I have often thought how it seems that some people think that it would be good if the Rector did this or that, or preached a theology closer to their own. One sometimes thinks that people are trying to make me into their own image! This doesn't work with humans, let alone God!
When Jesus says: "Come to me all you that are weary" one of the most wearisome things in my life is trying to be someone I am not. It is hard work living up to someone else's expectations. My own father, God rest his soul, was horrified to hear me saying that I was considering going into the Church. Why would anyone want to have a job with 200 bosses? I have often had cause to think how wise he was :-)!
One of the former heads of the ABC regretted the advertisement that the ABC cost each of us only 8¢ each. It seemed to him that everyone then thought they were entitled to have their opinion prevail over others!
So the rest for your souls, that Jesus' promises, is acceptance, as you are; and we can spread this rest by accepting others as they are.
The delusional and dangerous religion encompasses the first, true enough, but denies the second.
The true and grace-filled religion encompasses both, and encompasses all people.
One of my favourite phrases in the Nicene Creed is "We believe in one holy, catholic and apostolic Church". We are meant to be one, and we are holy precisely because we are sent out, to embrace all. 'Kath - Holos' means 'with all'.
Any religion that does this is inspired by God; not just Christianity. Any religion that doesn't do this is not inspired by God; including some versions of Christianity I have found.
The implication of these words is that we actually determine the amount of graciousness in our lives, by how widely we allow it to be spread around.
I was thinking about those lovely words about the "good measure, pressed down, shaken together, RUNNING OVER, will be put into your lap; for the measure you give will be the measure you get back." (Luke 6.38) These words mean that there is inevitably some spillage. It is designed that way deliberately. Try as one might to quietly slip away and horde it all to oneself, as soon as one gets up, a lap this full will always overflow. And one cannot direct just who might benefit from what spills out of our laps, and who may not benefit.

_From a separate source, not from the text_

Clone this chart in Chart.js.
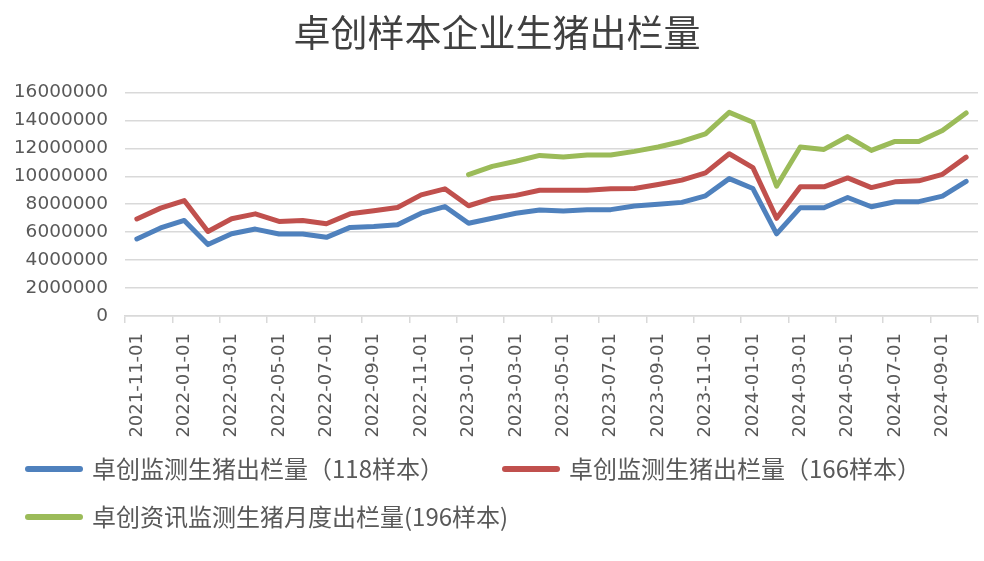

It is curious that, on the strength of the words about revealing these things to infants, we think that we are to become trusting as children. I am not sure that children, generically, are all that trusting. Many children are actually very shy. My surrogate Sudanese grandchildren take a while to accept me if I haven't visited them for a while. But one of the things about infants is that we accept them as they are. We accept when children are going through the "terrible twos". We know that they will grow out of that stage. We accept children for the joy that they bring into our lives, even when they act in ways that are, naturally, childish. We give them time, we don't put pressure on them, and in doing so we allow them to grow.
So, as we allow other people time, and as we do not put pressure on others -- we too will allow them to grow. If we don't do this -- if we don't allow others time and if we put pressure on them -- we are most likely to stunt their growth.
So when St Paul says that 'nothing good dwells within me' he is not talking about the life of each and every one of us a precursor of a doctrine of universal human depravity. No, he is talking about his religion before his Damascus Road experience -- a religion devoted to trying to convert others and persecuting them if they failed to comply. Of course I am not talking about Judaism here. There are enough Christians who think like this, without me criticizing anyone else.
The best thing to do when we are caught up in a war in our members -- is to surrender. Accept ourselves. God will bring us to the place we are supposed to be, all in good time. Accept others. God is also quite able to bring others to the place where they are supposed to be, entirely without our assistance, all in good time. Be at peace -- enjoy the rest that Jesus offers -- to us and to all.